### What you will do
Transcribe the listing verbatim. Do not carry over any pictures.

-------- Provided data

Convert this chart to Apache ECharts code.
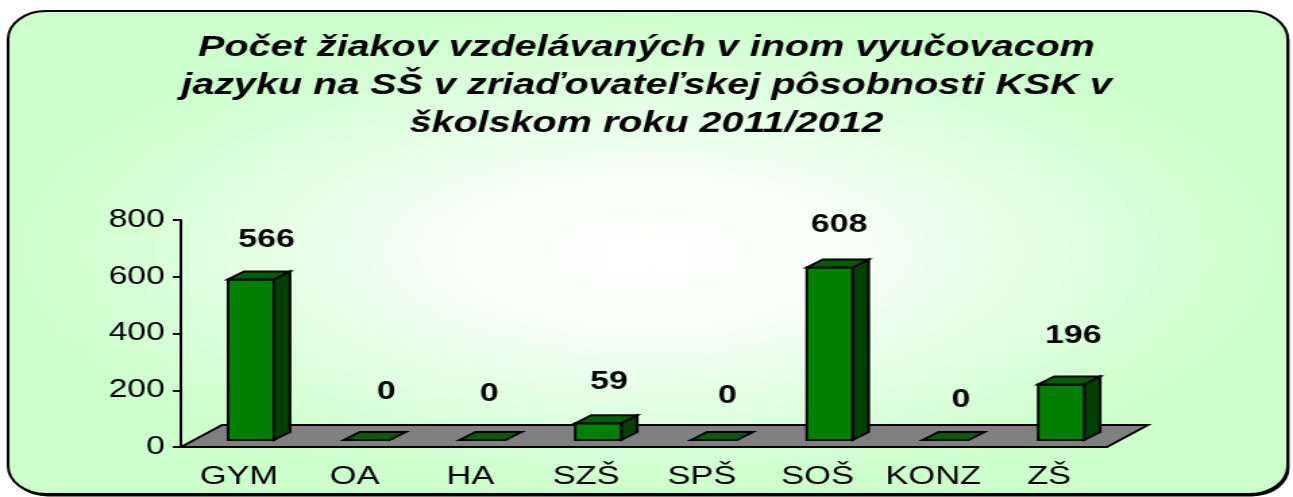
<!DOCTYPE html>
<html>
<head>
<meta charset="utf-8">
<script src="https://cdn.jsdelivr.net/npm/echarts@6/dist/echarts.min.js"></script>
<style>
html,body{margin:0;padding:0;background:#fff;overflow:hidden;width:1293px;height:497px}
#c{position:absolute;left:0;top:0;width:958px;height:497px;transform-origin:0 0;transform:scaleX(1.3497)}
</style>
</head>
<body>
<div id="c"></div>
<script>
const categories = ['GYM','OA','HA','SZŠ','SPŠ','SOŠ','KONZ','ZŠ'];
const values = [566,0,0,59,0,608,0,196];
const yTicks = [0,200,400,600,800];
const titleText = 'Počet žiakov vzdelávaných v inom vyučovacom\njazyku na SŠ v zriaďovateľskej pôsobnosti KSK v\nškolskom roku 2011/2012';

const chart = echarts.init(document.getElementById('c'), null, {renderer:'canvas', width:958, height:497});
const FONT = '"Liberation Sans", Arial, sans-serif';
const stroke = {stroke:'#000', lineWidth:2, lineJoin:'miter'};
// hand-placed label shifts, as in the source chart: [dx, dy]
const labelShift = [[1.5,4],[4.5,1],[-5,3],[-2,2],[0,5],[-3,1],[1.5,9],[-1,-5]];

function renderFloor(params, api){
  const cs = params.coordSys;
  const l = cs.x, r = cs.x + cs.width, b = cs.y + cs.height;
  const dx = 30.4, dy = 22;
  return {type:'polygon', shape:{points:[[l,b],[l+dx,b-dy],[r+dx,b-dy],[r,b]]},
    style:{fill:'#808080', ...stroke}, silent:true};
}
function renderBar(params, api){
  const i = api.value(0), v = api.value(1);
  const base = api.coord([i,0]), top = api.coord([i,v]);
  const w = 34, dx = 11.9, dy = 8, lift = 7;
  const xl = base[0] + 9 - w/2, xr = xl + w;
  const yb = base[1] - lift, yt = top[1] - lift;
  const kids = [];
  if (v > 0) {
    kids.push({type:'polygon', shape:{points:[[xr,yb],[xr+dx,yb-dy],[xr+dx,yt-dy],[xr,yt]]}, style:{fill:'#004000',...stroke}});
    kids.push({type:'polygon', shape:{points:[[xl,yb],[xr,yb],[xr,yt],[xl,yt]]}, style:{fill:'#008000',...stroke}});
  }
  kids.push({type:'polygon', shape:{points:[[xl,yt],[xl+dx,yt-dy],[xr+dx,yt-dy],[xr,yt]]}, style:{fill:'#006000',...stroke}});
  const s = labelShift[i];
  kids.push({type:'text', style:{text:String(v), x:(xl+xr)/2+10+s[0], y:yt-dy-(v>0?35:41)+s[1], align:'center', verticalAlign:'middle',
    font:'bold 25px '+FONT, fill:'#000'}});
  return {type:'group', children:kids, silent:true};
}

chart.setOption({
  animation:false,
  tooltip:{show:false},
  title:{text:titleText, left:'center', top:24,
    textStyle:{fontFamily:FONT, fontWeight:'bold', fontStyle:'italic', fontSize:29.3, lineHeight:38, color:'#000', align:'center'}},
  graphic:{elements:[
    {type:'rect', z:-30, shape:{x:7.4,y:12.4,width:948,height:484,r:28}, style:{fill:'#000'}, silent:true},
    {type:'rect', z:-20, shape:{x:6,y:11,width:948,height:483,r:28}, style:{fill:'#ccffcc',stroke:'#000',lineWidth:2}, silent:true},
    {type:'rect', z:-10, x:6, y:252.5-474*0.51, scaleY:0.51, shape:{x:1,y:0,width:946,height:946},
      style:{fill:new echarts.graphic.RadialGradient(0.5,0.5,0.5,[
        {offset:0,color:'rgba(255,255,255,1)'},{offset:0.3,color:'rgba(255,255,255,0.88)'},
        {offset:0.7,color:'rgba(255,255,255,0.35)'},{offset:1,color:'rgba(255,255,255,0)'}])}, silent:true}
  ]},
  grid:{left:134.1, width:686, top:220, height:227},
  xAxis:{type:'category', data:categories,
    axisLine:{lineStyle:{color:'#000',width:2}}, axisTick:{length:5,lineStyle:{color:'#000',width:2}},
    axisLabel:{fontFamily:FONT, fontSize:25.5, color:'#000', margin:17, interval:0}},
  yAxis:{type:'value', min:yTicks[0], max:yTicks[yTicks.length-1], interval:200,
    axisLine:{show:true,lineStyle:{color:'#000',width:2}}, axisTick:{show:true,length:6,lineStyle:{color:'#000',width:2}},
    splitLine:{show:false},
    axisLabel:{fontFamily:FONT, fontSize:25, color:'#000', margin:12, padding:[8,0,0,0]}},
  series:[
    {type:'custom', z:1, renderItem:renderFloor, data:[[0,0]], silent:true},
    {type:'custom', z:3, renderItem:renderBar, data:values.map((v,i)=>[i,v]), silent:true, clip:false}
  ]
});
</script>
</body>
</html>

----------------

### Response to this exercise
Convert this chart to Apache ECharts code.
<!DOCTYPE html>
<html>
<head>
<meta charset="utf-8">
<script src="https://cdn.jsdelivr.net/npm/echarts@6/dist/echarts.min.js"></script>
<style>
html,body{margin:0;padding:0;background:#fff;overflow:hidden;width:1293px;height:497px}
#c{position:absolute;left:0;top:0;width:958px;height:497px;transform-origin:0 0;transform:scaleX(1.3497)}
</style>
</head>
<body>
<div id="c"></div>
<script>
const categories = ['GYM','OA','HA','SZŠ','SPŠ','SOŠ','KONZ','ZŠ'];
const values = [566,0,0,59,0,608,0,196];
const yTicks = [0,200,400,600,800];
const titleText = 'Počet žiakov vzdelávaných v inom vyučovacom\njazyku na SŠ v zriaďovateľskej pôsobnosti KSK v\nškolskom roku 2011/2012';

const chart = echarts.init(document.getElementById('c'), null, {renderer:'canvas', width:958, height:497});
const FONT = '"Liberation Sans", Arial, sans-serif';
const stroke = {stroke:'#000', lineWidth:2, lineJoin:'miter'};
// hand-placed label shifts, as in the source chart: [dx, dy]
const labelShift = [[1.5,4],[4.5,1],[-5,3],[-2,2],[0,5],[-3,1],[1.5,9],[-1,-5]];

function renderFloor(params, api){
  const cs = params.coordSys;
  const l = cs.x, r = cs.x + cs.width, b = cs.y + cs.height;
  const dx = 30.4, dy = 22;
  return {type:'polygon', shape:{points:[[l,b],[l+dx,b-dy],[r+dx,b-dy],[r,b]]},
    style:{fill:'#808080', ...stroke}, silent:true};
}
function renderBar(params, api){
  const i = api.value(0), v = api.value(1);
  const base = api.coord([i,0]), top = api.coord([i,v]);
  const w = 34, dx = 11.9, dy = 8, lift = 7;
  const xl = base[0] + 9 - w/2, xr = xl + w;
  const yb = base[1] - lift, yt = top[1] - lift;
  const kids = [];
  if (v > 0) {
    kids.push({type:'polygon', shape:{points:[[xr,yb],[xr+dx,yb-dy],[xr+dx,yt-dy],[xr,yt]]}, style:{fill:'#004000',...stroke}});
    kids.push({type:'polygon', shape:{points:[[xl,yb],[xr,yb],[xr,yt],[xl,yt]]}, style:{fill:'#008000',...stroke}});
  }
  kids.push({type:'polygon', shape:{points:[[xl,yt],[xl+dx,yt-dy],[xr+dx,yt-dy],[xr,yt]]}, style:{fill:'#006000',...stroke}});
  const s = labelShift[i];
  kids.push({type:'text', style:{text:String(v), x:(xl+xr)/2+10+s[0], y:yt-dy-(v>0?35:41)+s[1], align:'center', verticalAlign:'middle',
    font:'bold 25px '+FONT, fill:'#000'}});
  return {type:'group', children:kids, silent:true};
}

chart.setOption({
  animation:false,
  tooltip:{show:false},
  title:{text:titleText, left:'center', top:24,
    textStyle:{fontFamily:FONT, fontWeight:'bold', fontStyle:'italic', fontSize:29.3, lineHeight:38, color:'#000', align:'center'}},
  graphic:{elements:[
    {type:'rect', z:-30, shape:{x:7.4,y:12.4,width:948,height:484,r:28}, style:{fill:'#000'}, silent:true},
    {type:'rect', z:-20, shape:{x:6,y:11,width:948,height:483,r:28}, style:{fill:'#ccffcc',stroke:'#000',lineWidth:2}, silent:true},
    {type:'rect', z:-10, x:6, y:252.5-474*0.51, scaleY:0.51, shape:{x:1,y:0,width:946,height:946},
      style:{fill:new echarts.graphic.RadialGradient(0.5,0.5,0.5,[
        {offset:0,color:'rgba(255,255,255,1)'},{offset:0.3,color:'rgba(255,255,255,0.88)'},
        {offset:0.7,color:'rgba(255,255,255,0.35)'},{offset:1,color:'rgba(255,255,255,0)'}])}, silent:true}
  ]},
  grid:{left:134.1, width:686, top:220, height:227},
  xAxis:{type:'category', data:categories,
    axisLine:{lineStyle:{color:'#000',width:2}}, axisTick:{length:5,lineStyle:{color:'#000',width:2}},
    axisLabel:{fontFamily:FONT, fontSize:25.5, color:'#000', margin:17, interval:0}},
  yAxis:{type:'value', min:yTicks[0], max:yTicks[yTicks.length-1], interval:200,
    axisLine:{show:true,lineStyle:{color:'#000',width:2}}, axisTick:{show:true,length:6,lineStyle:{color:'#000',width:2}},
    splitLine:{show:false},
    axisLabel:{fontFamily:FONT, fontSize:25, color:'#000', margin:12, padding:[8,0,0,0]}},
  series:[
    {type:'custom', z:1, renderItem:renderFloor, data:[[0,0]], silent:true},
    {type:'custom', z:3, renderItem:renderBar, data:values.map((v,i)=>[i,v]), silent:true, clip:false}
  ]
});
</script>
</body>
</html>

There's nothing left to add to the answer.